Note: my kernel is specialized for seq=2048, d=128 with compile-time constants (loop bounds, strides, tile counts are all constexpr). MLX's SDPA is fully general. Despite this advantage, I'm still 2.1x slower — which suggests the gap is
architectural, not from runtime overhead.

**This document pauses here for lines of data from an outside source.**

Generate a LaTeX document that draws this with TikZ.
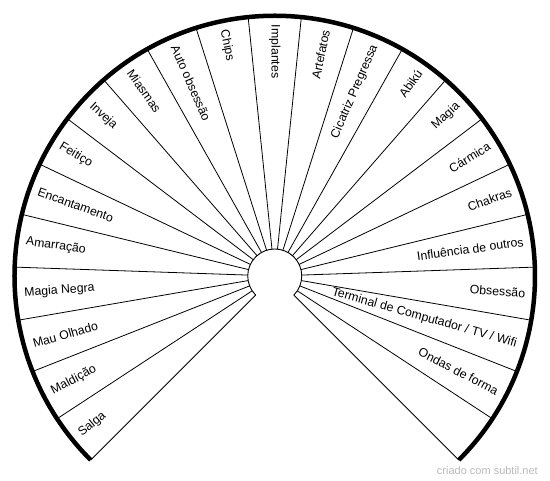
\documentclass[tikz,border=0pt]{standalone}
\usepackage{fontspec}
\setmainfont{Liberation Sans}

\begin{document}
\begin{tikzpicture}[
  x=1pt, y=1pt,
  font=\fontsize{12.3}{14}\selectfont,
  spoke/.style={draw=black, line width=0.8pt},
  hub/.style={draw=black, line width=0.9pt},
  rim/.style={draw=black, line width=4.5pt},
  lbl/.style={inner sep=0pt, outer sep=0pt},
  credit/.style={inner sep=0pt, text=gray!55, font=\fontsize{11}{13}\selectfont}]
\useasboundingbox (-274.75,-205) rectangle (275.25,276);
\def\rin{27}
\def\rout{260.25}
\def\rtxt{251}
\def\wedge{11.73913}
% spokes between the sectors
\foreach \k in {0,...,23} {
  \pgfmathsetmacro\ang{225-\k*\wedge}
  \draw[spoke] (\ang:\rin) -- (\ang:\rout);
}
\draw[hub] (225:\rin) arc[start angle=225, end angle=-45, radius=\rin];
\draw[rim] (225:\rout) arc[start angle=225, end angle=-45, radius=\rout];
% left half: read inward
\foreach \txt [count=\k] in {Salga, Maldição, Mau Olhado, Magia Negra, Amarração,
    Encantamento, Feitiço, Inveja, Miasmas, Auto obsessão, Chips, Implantes} {
  \pgfmathsetmacro\ang{225-(\k-0.5)*\wedge}
  \node[lbl, anchor=west, rotate=\ang-180] (lbl-\k) at (\ang:\rtxt) {\txt};
}
% right half: read outward
\foreach \txt [count=\k from 13] in {Artefatos, Cicatriz Pregressa, Abikú, Magia, Cármica,
    Chakras, Influência de outros, Obsessão, Terminal de Computador / TV / Wifi, Ondas de forma} {
  \pgfmathsetmacro\ang{225-(\k-0.5)*\wedge}
  \node[lbl, anchor=east, rotate=\ang] (lbl-\k) at (\ang:\rtxt) {\txt};
}
\node[credit, anchor=base east] (site) at (263.25,-199) {criado com subtil.net};
\end{tikzpicture}
\end{document}
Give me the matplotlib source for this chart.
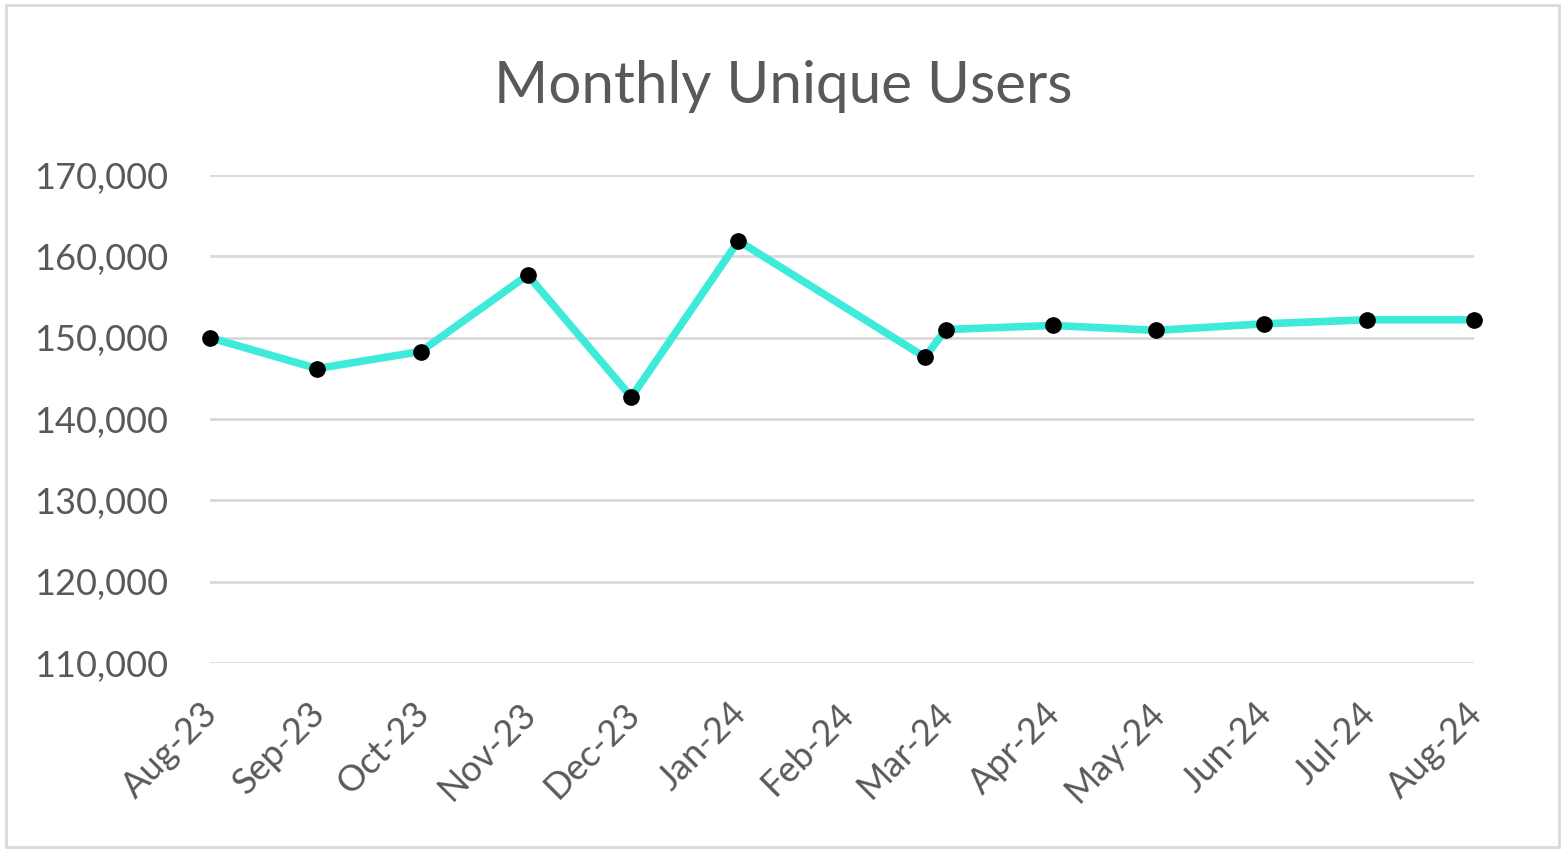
import matplotlib
matplotlib.use("Agg")
import matplotlib.pyplot as plt
import matplotlib.dates as mdates
from matplotlib.ticker import FuncFormatter
from matplotlib.patches import Rectangle
from matplotlib.transforms import ScaledTranslation
import numpy as np

plt.rcParams['font.family'] = ['Lato', 'DejaVu Sans']

# data (date axis, one point per month plus a late-Feb reading)
dates = np.array(['2023-08-01', '2023-09-01', '2023-10-01', '2023-11-01', '2023-12-01',
                  '2024-01-01', '2024-02-24', '2024-03-01', '2024-04-01', '2024-05-01',
                  '2024-06-01', '2024-07-01', '2024-08-01'], dtype='datetime64[D]')
users = [150000, 146200, 148300, 157700, 142700, 161900, 147600,
         151000, 151500, 150900, 151700, 152200, 152200]
tick_dates = np.array(['2023-08-01', '2023-09-01', '2023-10-01', '2023-11-01', '2023-12-01',
                       '2024-01-01', '2024-02-01', '2024-03-01', '2024-04-01', '2024-05-01',
                       '2024-06-01', '2024-07-01', '2024-08-01'], dtype='datetime64[D]')
y_ticks = [110000, 120000, 130000, 140000, 150000, 160000, 170000]

grey = '#595959'
fig = plt.figure(figsize=(15.67, 8.52), dpi=100)
ax = fig.add_axes([0.134, 0.2218, 0.8068, 0.5728])

ax.plot(dates, users, color='#3EEBDB', linewidth=5.5, solid_capstyle='round',
        marker='o', markersize=11, markerfacecolor='black', markeredgecolor='black',
        clip_on=False, zorder=3)

ax.set_xlim(tick_dates[0], tick_dates[-1])
ax.set_ylim(110000, 170000)
ax.set_yticks(y_ticks)
ax.yaxis.set_major_formatter(FuncFormatter(lambda v, p: f'{int(v):,}'))
ax.set_xticks(tick_dates)
ax.xaxis.set_major_formatter(mdates.DateFormatter('%b-%y'))

ax.grid(axis='y', color='#D9D9D9', linewidth=2)
ax.set_axisbelow(True)
for s in ax.spines.values():
    s.set_visible(False)
ax.tick_params(length=0, labelsize=26, labelcolor=grey)
ax.tick_params(axis='y', pad=30)
ax.tick_params(axis='x', pad=24)
shift = ScaledTranslation(-9 / 100, 0, fig.dpi_scale_trans)
for lbl in ax.get_xticklabels():
    lbl.set_rotation(45)
    lbl.set_ha('right')
    lbl.set_rotation_mode('anchor')
    lbl.set_transform(lbl.get_transform() + shift)

fig.text(0.5, 0.898, 'Monthly Unique Users', ha='center', va='center',
         fontsize=42, color=grey)

fig.patches.append(Rectangle((0.004, 0.006), 0.991, 0.988, transform=fig.transFigure,
                             fill=False, edgecolor='#D9D9D9', linewidth=2))

fig.savefig('out.png', dpi=100)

Any thoughts or advice would be much appreciated!

[Lazarus-931]

For refrence, I was testing mlx's sdpa like this:

import mlx.core as mx, time, sys

seq = int(sys.argv[1]) if len(sys.argv) > 1 else 2048
d = int(sys.argv[2]) if len(sys.argv) > 2 else 128
iters = int(sys.argv[3]) if len(sys.argv) > 3 else 20

Q = mx.random.normal((1, 1, seq, d)).astype(mx.float16)
K = mx.random.normal((1, 1, seq, d)).astype(mx.float16)
V = mx.random.normal((1, 1, seq, d)).astype(mx.float16)
mx.eval(Q, K, V)

for _ in range(5):
    O = mx.fast.scaled_dot_product_attention(Q, K, V, scale=1.0/d**0.5)
    mx.eval(O)

times = []
for _ in range(iters):
    t0 = time.perf_counter()
    O = mx.fast.scaled_dot_product_attention(Q, K, V, scale=1.0/d**0.5)
    mx.eval(O)
    times.append((time.perf_counter() - t0) * 1e6)

times.sort()
t = times[len(times) // 2]
flops = 4 * seq * seq * d + 5 * seq * seq
print(f"{t:.0f},{flops / (t * 1e3):.1f}")

[aicayzer]

Few likely culprits worth investigating — based on a quick read of your kernel vs mlx's steel_attention (in mlx/backend/metal/kernels/steel/attn/).

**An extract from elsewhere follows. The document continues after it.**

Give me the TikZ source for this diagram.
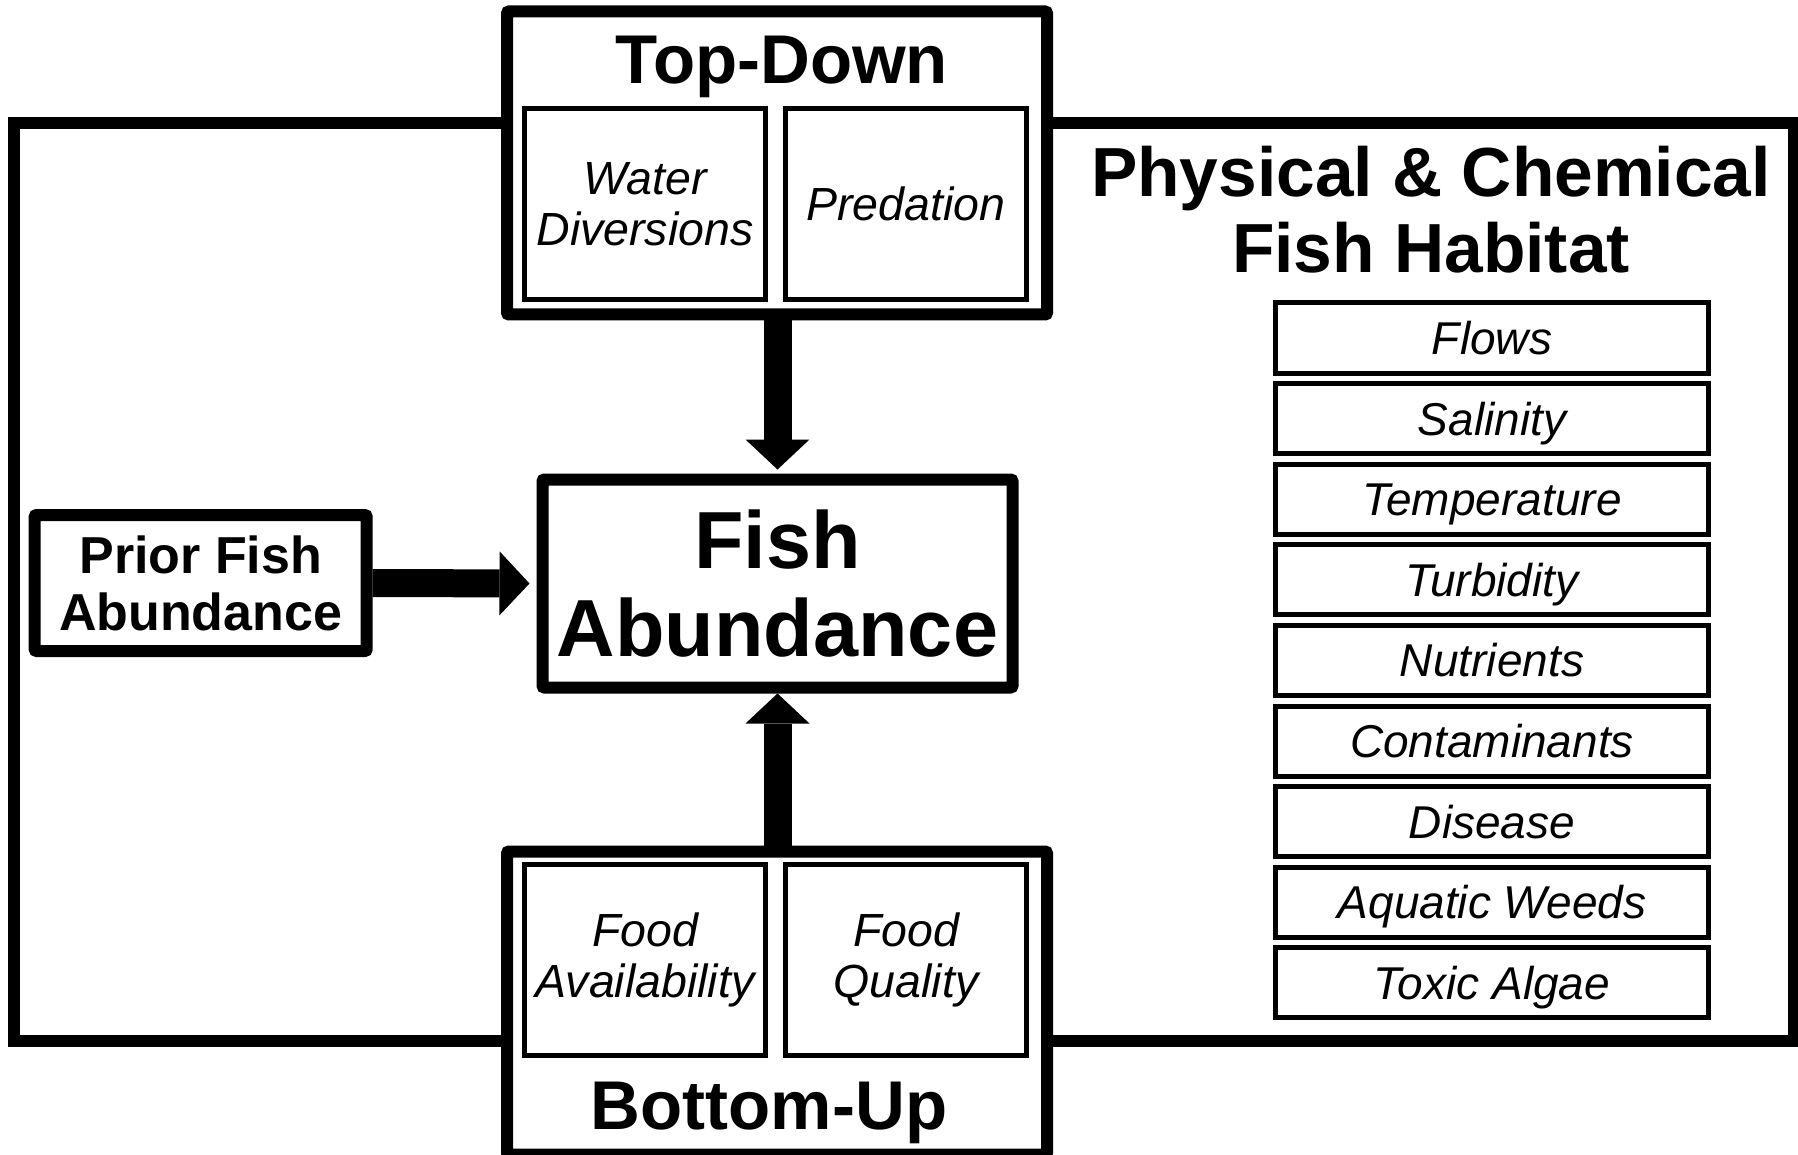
\documentclass[tikz,border=0pt]{standalone}
\usepackage{fontspec}
\setmainfont{Liberation Sans}
\usetikzlibrary{
  positioning,     % relative placement of the boxes
  arrows.meta      % big triangle arrow tips
}
\tikzset{
    x=1pt, y=-1pt,
    node distance=5.6pt and 15pt,
    every node/.style = {
        rectangle,
        draw,
        fill=white,
        align=center,
        inner sep=0pt
    },
    frame/.style = {line width=12pt, fill=none, minimum width=1780pt, minimum height=918pt},
    group/.style = {line width=12pt, rounded corners=2pt, minimum width=540pt, minimum height=303pt},
    factor/.style = {line width=5pt, minimum width=241pt, minimum height=191pt,
        font=\fontsize{46.5}{51}\selectfont\itshape},
    habitat/.style = {line width=5pt, minimum width=433pt, minimum height=70pt,
        text height=33pt, text depth=0pt,
        font=\fontsize{46}{50}\selectfont\itshape},
    heading/.style = {draw=none, fill=none, font=\fontsize{69}{75}\selectfont\bfseries},
    fish/.style = {line width=12pt, rounded corners=2pt, minimum width=470pt, minimum height=208pt,
        font=\fontsize{81}{88}\selectfont\bfseries},
    prior/.style = {line width=12pt, rounded corners=2pt, minimum width=332pt, minimum height=136pt,
        font=\fontsize{52}{57}\selectfont\bfseries},
    bigarrow/.style = {line width=28pt, -{Triangle[length=30pt, width=64pt, line width=0pt]}}
}

\begin{document}
\begin{tikzpicture}
  \useasboundingbox (0,0) rectangle (1798,1155);

  %% habitat frame
  \node [frame] (HF) at (904,582) {};

  %% Top-Down
  \node [group] (TD) at (777,163) {};
  \node [heading, anchor=base] (TDtext) at (782,84) {Top-Down};
  \node [factor] (WD) at (645,204) {Water\\Diversions};
  \node [factor, right=of WD] (PR) {Predation};

  %% Bottom-Up
  \node [group] (BU) at (777,1003) {};
  \node [heading, anchor=base] (BUtext) at (769,1129) {Bottom-Up};
  \node [factor] (FAV) at (645,960) {Food\\Availability};
  \node [factor, right=of FAV] (FQ) {Food\\Quality};

  %% Fish Abundance
  \node [fish] (FA) at (777.5,583.5) {Fish\\Abundance};
  \node [prior] (PFA) at (200.7,583) {Prior Fish\\Abundance};

  \draw [bigarrow, shorten >=4pt] (FA.north |- TD.south) to (FA.north);
  \draw [bigarrow] (FA.south |- BU.north) to (FA.south);
  \draw [bigarrow, shorten >=7pt] (PFA.east) to (FA.west);

  %% Physical & Chemical
  \node [heading, font=\fontsize{69.5}{76}\selectfont\bfseries] (PC) at (1431,210)
    {Physical \& Chemical\\Fish Habitat};

  \node [habitat] (FL) at (1492,338) {Flows};
  \node [habitat, below=of FL] (SA) {Salinity};
  \node [habitat, below=of SA] (TE) {Temperature};
  \node [habitat, below=of TE] (TU) {Turbidity};
  \node [habitat, below=of TU] (NU) {Nutrients};
  \node [habitat, below=of NU] (CO) {Contaminants};
  \node [habitat, below=of CO] (DI) {Disease};
  \node [habitat, below=of DI] (AW) {Aquatic Weeds};
  \node [habitat, below=of AW] (TA) {Toxic Algae};

\end{tikzpicture}
\end{document}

1. Your 2×2 simdgroup split is probably the biggest single cost. Each row of scores is owned by 2 simdgroups, so the softmax row-reductions need a partner-SIMD exchange via simd_scratch every key tile — that's 2 barriers + a half-precision dance per tile, × 16 tiles. mlx parameterises the layout as WM×WN (template params on the kernel) — typically WM=4, so each score row lives entirely in one simdgroup and row_max / row_sum become intra-simdgroup reductions with zero barriers.

2. Q reload per tile. Because V trashes Qs, you reload Q (16×128 halfs ≈ 4 KB) on every key tile. That's ~64 KB of redundant device→threadgroup traffic per output tile. mlx reserves a separate slot for V tiles so Q stays resident through the whole sequence.

3. fp16 accumulators for softmax stats. Your simd_scratch is half. mlx defaults AccumType = float specifically for max / sum (see the template signature in steel_attention.h). fp16 max/sum over 2048 keys is lossy enough to need extra correction work elsewhere — and even when it doesn't, the conversion ops cost more than fp32 would.

4. Score writeback for PV. You write scores → KVs → read them back for PV. That's an extra barrier + threadgroup bandwidth per tile. mlx keeps the simdgroup matrix accumulators live through softmax into PV via the mma ops directly.

5. Threadgroup size 128. Caps occupancy — mlx uses WM*WN*32 (typically 128–256+) which gives the scheduler more wavefronts to hide memory latency.

My guess is (1) + (3) together explain most of the 2×. Your constexpr specialisation already gets you full unrolling, so that's not the differentiator vs mlx's templates.

Source for reference: mlx/backend/metal/kernels/steel/attn/ and the attention<T, BQ, BK, BD, WM, WN, MaskType, AccumType> template signature in steel_attention.h line ~60.